Mit endgültiger Sicherheit kann das heute nicht mehr entschieden werden, weil die Möglichkeiten unzensierter Kontaktaufnahme mit einem KZ-Häftling gleich Null waren. Als Beleg für seine These, daß die deutschen Exilanten Ossietzky zu Propaganda-Zwecken mißbraucht hätten, führt Berkholz einen Brief der sozialdemokratischen Journalistin Hilde Walter an. Sie schrieb 1935 aus dem Pariser Exil an Willy Brandt: „Die wirklich guten und wirksamen Artikel von 0. (...) sind so, daß sie uns die ganze Friedenskampagne kaputt machen. Ich fürchte, die große Legende wird zu leicht zerstört und damit die Propaganda-Möglichkeit.“
Dieser Brief, in der Gesamtausgabe fehlend, belege die instrumentelle Haltung der Freunde. Der Spiegel-Artikel hat schon hohe Wellen in Oldenburg geschlagen. In einem dem Spiegel vorliegenden, bisher nicht abgedruckten Leserbrief wenden sich zwei der Editions-Mitarbeiter, Bärbel Boldt und Christoph Schottes, gegen die Unterstellung der Geschichtsklit- terung: „Wie man dem im Artikel zitierten Brief an Willy Brandt entnehmen kann, geht es nicht darum, durch Legendenbildung dem Häftling Ossietzky zu schaden, sondern im Ausland die Bedeutung des dicht am Tagesgeschehen schreibenden Journalisten der Weimarer Republik deutlich zu machen“.

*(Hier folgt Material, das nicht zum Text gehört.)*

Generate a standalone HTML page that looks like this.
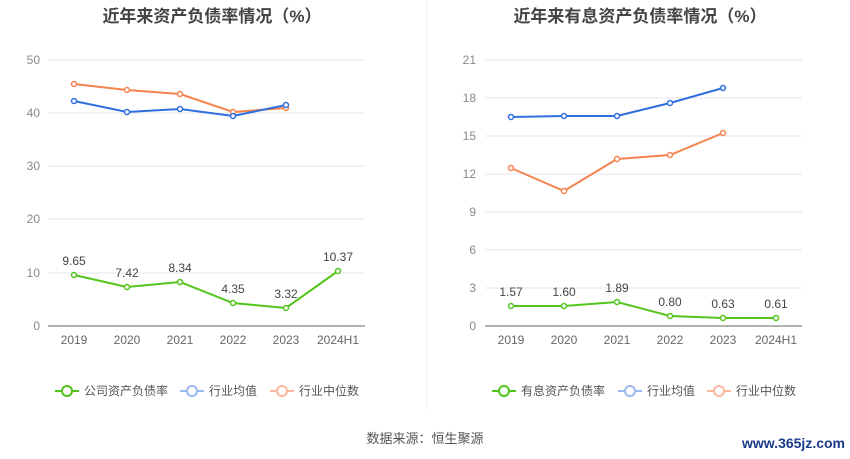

Die Schwierigkeit der Exilanten bestand in den ersten Jahren nach der Machtergreifung durch die Nazis darin, sich im Ausland überhaupt Gehör zu verschaffen. Man sei sich darüber im klaren gewesen, daß die Nominierung Ossietzkys für den Friedensnobelpreis mehr war als eine Verbeugung vor der Person, sondern eines der wenigen verbleibenden Mittel, die Aufmerksamkeit der Weltöffentlichkeit auf Deutschland zu lenken. „Endlich einmal eine gute Nachricht“ war die Reaktion von Thomas Mann, als er davon erfuhr, daß trotz des starken Drucks der Nazis auf die norwegische Regierung Ossietzky 1936 der Nobelpreis zuerkannt wurde. Für Willy Brandt zählte die Kampagne zu einer der „wenigen deutschen antinazistischen Aktionen, die zum Erfolg führten“.
Berkholz widersetzt sich dieser Einschätzung: „Unterschlagen wird, daß das eigentliche Ziel, Ossietzky frei zu bekommen, nie erreicht wurde.“ Ossietzky zunächst als Opfer seiner Freunde und nun auch noch der Oldenburger Herausgeber? Unterzieht man Berkholz' Argumente einer genaueren Betrachtung, entpuppt sich der Zensurvorwurf als publizistisches Scheingefecht. Viel Lärm um nichts.
Der „Spiegel“ hatte, fast ein Jahr nach Erscheinen, noch nicht über die Oldenburger Gesamtausgabe berichtet. Da kamen die wütenden Angriffe eines Berkholz gelegen, um Versäumtes nachzuholen. Woher die Wut von Berkholz kam, zählte da wenig. Der Ossietzky-Experte Berkholz war als Hilfskraft an der Oldenburger Forschungsstelle im Berliner Archiv auf die Gefängnisakte Ossietzkys gestoßen, die er –als bisher einzige Publikation – 1988 auf eigene Faust bei Luchterhand herausgab. In Oldenburg, der Hochburg der Ossietzky-Forschung, hat man ihn daraufhin an die Luft gesetzt.